The Grapes of Wrath
by John Steinbeck
Analysis: Plot Analysis
Most good stories start with a fundamental list of ingredients: the initial situation, conflict, complication, climax, suspense, denouement, and conclusion. Great writers sometimes shake up the recipe and add some spice.
The land is changing.
There's been a drought, dust storms are rampant, crops are dead, the economy is weak, and landowners must kick tenant farmers (like the Joads) off of the land.
The Joads must move westward.
The Joads must leave their home and their land, and seek a new life in California. With no work here in Oklahoma, they have no other choice.
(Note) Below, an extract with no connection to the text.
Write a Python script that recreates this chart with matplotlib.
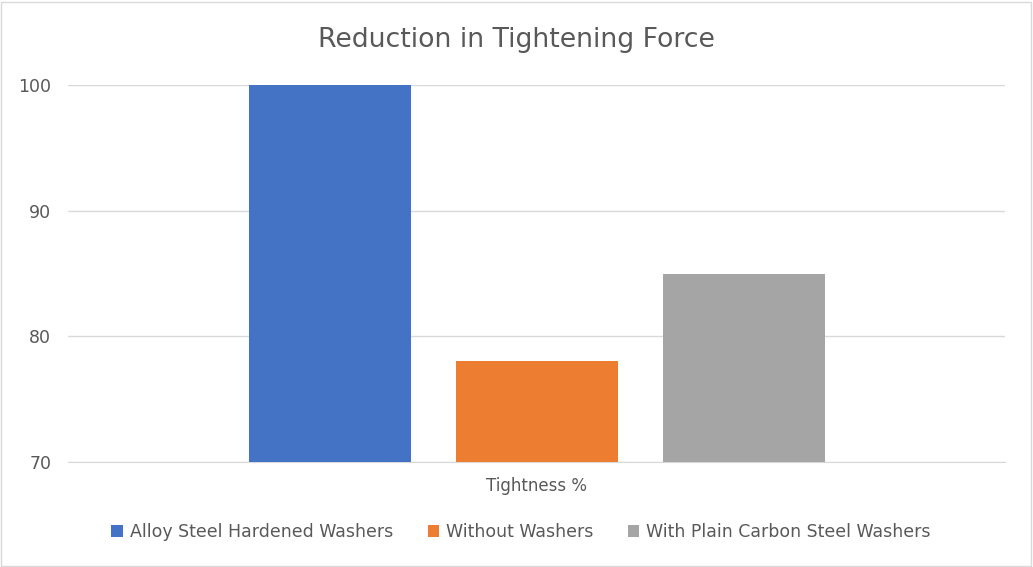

California is not all that.
Over three hundred thousand people have moved to California, all looking for the same thing: jobs. The Joads can't find steady work and can't settle down.
Tom kills a man.
Tom is reunited with Reverend Casy, who has become an "agitator" or a picketer, fighting for worker rights. The authorities murder Casy, and Tom kills one of the authorities. He's in big trouble now.
Ruthie spills the beans. The floodwaters rise.
Tom tries to hide from the world until the murder he's committed blows over, but his little sister accidentally spills the beans and tells the world what he's done. Meanwhile, it starts raining really hard and the creek beside the Joads' boxcar home rises.
Tom runs away, the Joads escape.
Not wanting to drag his family into his crime, Tom runs away for good. As the floodwaters continue to rise, Rose of Sharon's baby is stillborn. The Joads leave their boxcar in search of higher and dryer ground.
A dying man is nursed.
In a barn, Rose of Sharon nurses a half-starved man with her own breast milk.